SB 510 Section 205 (c) in most part is a restatement of the above to-do list with the addition of “strengthen[ing] the capacity of State and local agencies to carry our inspections and enforce safety standards.”

Section 205 (d) requires the Secretary to (within a year) complete a review of State and local capacities, including staffing levels, laboratory capacity, outbreak response, inspection and enforcement functions

So, why did I say, that these surveillance provisions “have the greatest opportunity to fundamentally change how food is produced in the United?” Having accurate information makes for better decision making by manufacturers, consumers and regulators.

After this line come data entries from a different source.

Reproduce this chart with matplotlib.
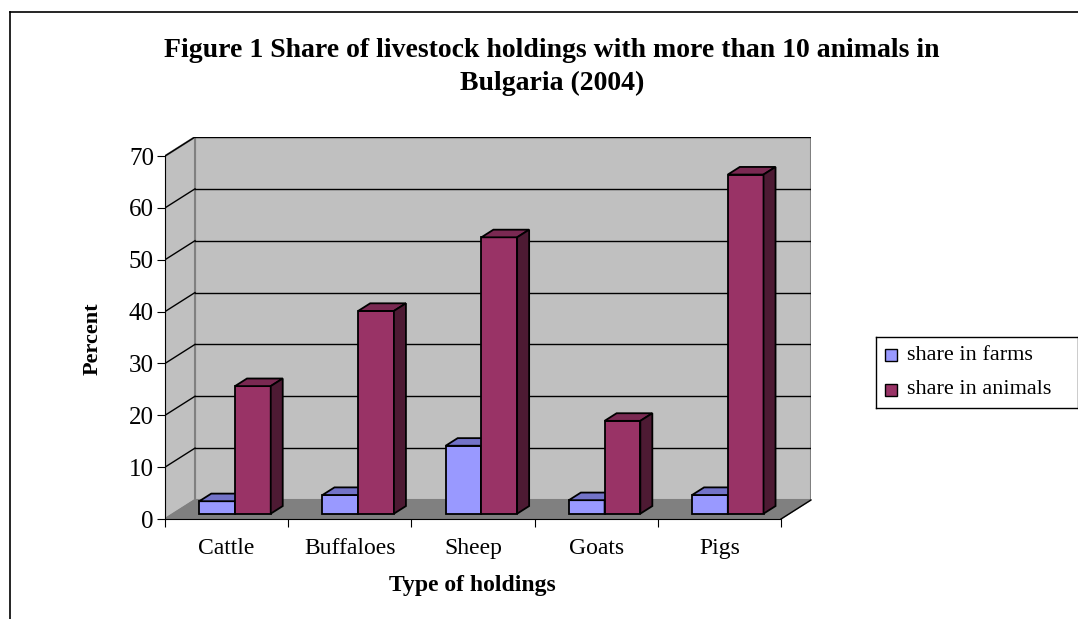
import matplotlib
matplotlib.use('Agg')
import matplotlib.pyplot as plt
from matplotlib.patches import Polygon, Rectangle
import numpy as np

categories = ['Cattle', 'Buffaloes', 'Sheep', 'Goats', 'Pigs']
share_farms = [2.4, 3.6, 13.1, 2.6, 3.6]
share_animals = [24.6, 39.1, 53.3, 17.9, 65.4]
yticks = [0, 10, 20, 30, 40, 50, 60, 70]

plt.rcParams['font.family'] = ['Liberation Serif', 'DejaVu Serif']

# oblique depth of the 3d box, in data units
DX, DY = 0.2435, 3.67
d0, d1 = 0.28, 0.68           # bar depth (fraction of box depth)
bw = 0.29                     # bar width
ymax = 70

fig = plt.figure(figsize=(10.78, 6.19), dpi=100)
W, H = 1078, 619
ax = fig.add_axes([165 / W, (H - 519) / H, (811 - 165) / W, (519 - 137) / H])
ax.set_xlim(0, 5 + DX)
ax.set_ylim(0, ymax + DY)
n = len(categories)

wall = '#c0c0c0'
edge = '#808080'
# back wall and left wall
ax.add_patch(Polygon([(DX, DY), (n + DX, DY), (n + DX, ymax + DY), (DX, ymax + DY)],
                     closed=True, fc=wall, ec=edge, lw=1.5, zorder=1))
ax.add_patch(Polygon([(0, 0), (DX, DY), (DX, ymax + DY), (0, ymax)],
                     closed=True, fc=wall, ec=edge, lw=1.5, zorder=1))
# gridlines
for t in yticks[1:]:
    ax.plot([DX, n + DX], [t + DY, t + DY], color='black', lw=1, zorder=2)
    ax.plot([0, DX], [t, t + DY], color='black', lw=1, zorder=2)
# floor
ax.add_patch(Polygon([(0, 0), (n, 0), (n + DX, DY), (DX, DY)],
                     closed=True, fc='#808080', ec='#808080', lw=1, zorder=2))


def bar3d(x0, v, front, top, side):
    ox, oy = d0 * DX, d0 * DY
    ddx, ddy = (d1 - d0) * DX, (d1 - d0) * DY
    xl = x0 + ox
    ax.bar(xl, v, width=bw, bottom=oy, align='edge', color=front,
           edgecolor='black', lw=1.3, zorder=3)
    ax.add_patch(Polygon([(xl, oy + v), (xl + bw, oy + v), (xl + bw + ddx, oy + v + ddy),
                          (xl + ddx, oy + v + ddy)], closed=True, fc=top,
                         ec='black', lw=1.3, zorder=3))
    ax.add_patch(Polygon([(xl + bw, oy), (xl + bw + ddx, oy + ddy), (xl + bw + ddx, oy + v + ddy),
                          (xl + bw, oy + v)], closed=True, fc=side,
                         ec='black', lw=1.3, zorder=3))


for i in range(n):
    bar3d(i + 0.5 - bw, share_farms[i], '#9999ff', '#7373c8', '#4d4d80')
    bar3d(i + 0.5, share_animals[i], '#993366', '#7a2952', '#4d1a33')

# axes
for s in ['top', 'right']:
    ax.spines[s].set_visible(False)
ax.spines['left'].set_bounds(0, ymax)
ax.spines['bottom'].set_bounds(0, n)
ax.spines['bottom'].set_zorder(4)
ax.set_yticks(yticks)
ax.set_yticklabels([str(t) for t in yticks], fontsize=18)
ax.set_xticks(range(n + 1))
ax.set_xticklabels([])
ax.set_xticks(np.arange(n) + 0.5, minor=True)
ax.set_xticklabels(categories, minor=True, fontsize=17)
ax.tick_params(axis='x', which='minor', length=0, pad=14)
ax.tick_params(axis='x', which='major', length=6, direction='out')
ax.tick_params(axis='y', length=6, direction='out', pad=2)
ax.set_facecolor('none')

# diagonal at the floor right edge
ax.plot([n, n + DX], [0, DY], color='black', lw=1, zorder=4, clip_on=False)

fig.text(472 / W, 1 - 586 / H, 'Type of holdings', ha='center', va='center',
         fontsize=17, fontweight='bold')
fig.text(93 / W, 1 - 339 / H, 'Percent', ha='center', va='center', rotation=90,
         fontsize=16, fontweight='bold')
fig.text(552 / W, 1 - 67 / H,
         'Figure 1 Share of livestock holdings with more than 10 animals in\nBulgaria (2004)',
         ha='center', va='center', fontsize=20, fontweight='bold', linespacing=1.4)

# legend box
leg = fig.add_axes([876 / W, (H - 408) / H, (1078 - 876) / W, 71 / H])
leg.set_xlim(0, 202)
leg.set_ylim(71, 0)
leg.set_xticks([])
leg.set_yticks([])
for s in leg.spines.values():
    s.set_color('black')
    s.set_linewidth(1)
for k, (lab, c) in enumerate([('share in farms', '#9999ff'), ('share in animals', '#993366')]):
    yc = 18 + k * 35
    leg.add_patch(Rectangle((9, yc - 6), 12, 12, fc=c, ec='black', lw=1))
    leg.text(31, yc, lab, va='center', ha='left', fontsize=16)

# chart border
fig.add_artist(plt.Line2D([10 / W, 10 / W], [0, 1 - 12 / H], color='black', lw=1.2))
fig.add_artist(plt.Line2D([10 / W, 1], [1 - 12 / H, 1 - 12 / H], color='black', lw=1.2))

fig.savefig('out.png', dpi=100)
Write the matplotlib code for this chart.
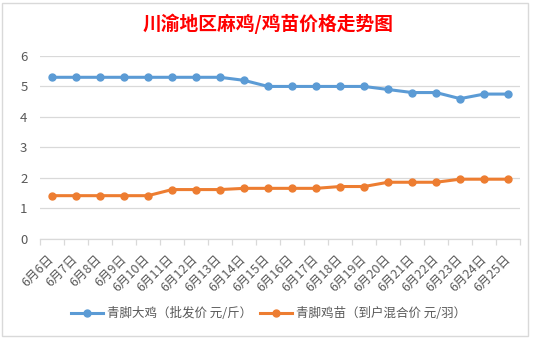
import matplotlib.pyplot as plt
from matplotlib.patches import Rectangle

plt.rcParams['font.family'] = ['Noto Sans CJK SC', 'DejaVu Sans']

# dates 6月6日 .. 6月25日
dates = ['6月6日', '6月7日', '6月8日', '6月9日', '6月10日', '6月11日', '6月12日',
         '6月13日', '6月14日', '6月15日', '6月16日', '6月17日', '6月18日', '6月19日',
         '6月20日', '6月21日', '6月22日', '6月23日', '6月24日', '6月25日']
# 青脚大鸡 wholesale price (元/斤)
big_chicken = [5.3, 5.3, 5.3, 5.3, 5.3, 5.3, 5.3, 5.3, 5.2, 5.0,
               5.0, 5.0, 5.0, 5.0, 4.9, 4.8, 4.8, 4.6, 4.75, 4.75]
# 青脚鸡苗 delivered price (元/羽)
chick = [1.42, 1.42, 1.42, 1.42, 1.42, 1.62, 1.62, 1.62, 1.66, 1.66,
         1.66, 1.66, 1.72, 1.72, 1.86, 1.86, 1.86, 1.96, 1.96, 1.96]
series_names = ['青脚大鸡（批发价 元/斤）', '青脚鸡苗（到户混合价 元/羽）']

blue = '#5B9BD5'
orange = '#ED7D31'
grey_txt = '#595959'
grid_col = '#D9D9D9'

fig = plt.figure(figsize=(5.37, 3.39), dpi=100)
ax = fig.add_axes([0.0745, 0.295, 0.894, 0.54])

x = list(range(len(dates)))
ax.plot(x, big_chicken, color=blue, lw=2.2, marker='o', ms=5, label=series_names[0])
ax.plot(x, chick, color=orange, lw=2.2, marker='o', ms=5, label=series_names[1])

ax.set_ylim(0, 6)
ax.set_xlim(-0.5, len(dates) - 0.5)
ax.set_yticks(range(0, 7))
ax.yaxis.grid(True, color=grid_col, lw=0.9)
ax.set_axisbelow(True)

for s in ['left', 'right', 'top']:
    ax.spines[s].set_visible(False)
ax.spines['bottom'].set_color(grid_col)
ax.spines['bottom'].set_linewidth(0.9)

ax.tick_params(axis='y', length=0, pad=9, labelsize=9.5, labelcolor=grey_txt)
ax.set_xticks(x)
ax.set_xticklabels(dates, rotation=45, ha='right', va='center',
                   rotation_mode='anchor', fontsize=9, color=grey_txt)
ax.tick_params(axis='x', which='major', length=0, pad=13)
ax.set_xticks([i - 0.5 for i in range(len(dates) + 1)], minor=True)
ax.tick_params(axis='x', which='minor', length=4, color=grid_col, width=0.9)

fig.text(0.5, 0.93, '川渝地区麻鸡/鸡苗价格走势图', color='red', fontsize=13.5,
         fontweight='bold', ha='center', va='center')

fig.legend(loc='center', bbox_to_anchor=(0.5, 0.075), ncol=2, frameon=False,
           fontsize=9, labelcolor=grey_txt, handlelength=2.6,
           handletextpad=0.3, columnspacing=0.6)

# chart area border
fig.patches.append(Rectangle((0.004, 0.009), 0.98, 0.982, transform=fig.transFigure,
                             fill=False, edgecolor=grid_col, lw=1))

fig.savefig('out.png', dpi=100)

However, in addition, giving the CDC and State Health Departments the tools to stop outbreaks faster prevents a small outbreak from becoming a large ones (most outbreaks are figured out AFTER they are over) and allows for being much more accurate at pinpointing the offending food product and manufacturer much more accurately (no more “its tomatoes, oops, its peppers.”).

Perhaps HB 2749 and SB 510 are done, but there is no reason not to move Sec., 121 and Sec., 205 forward.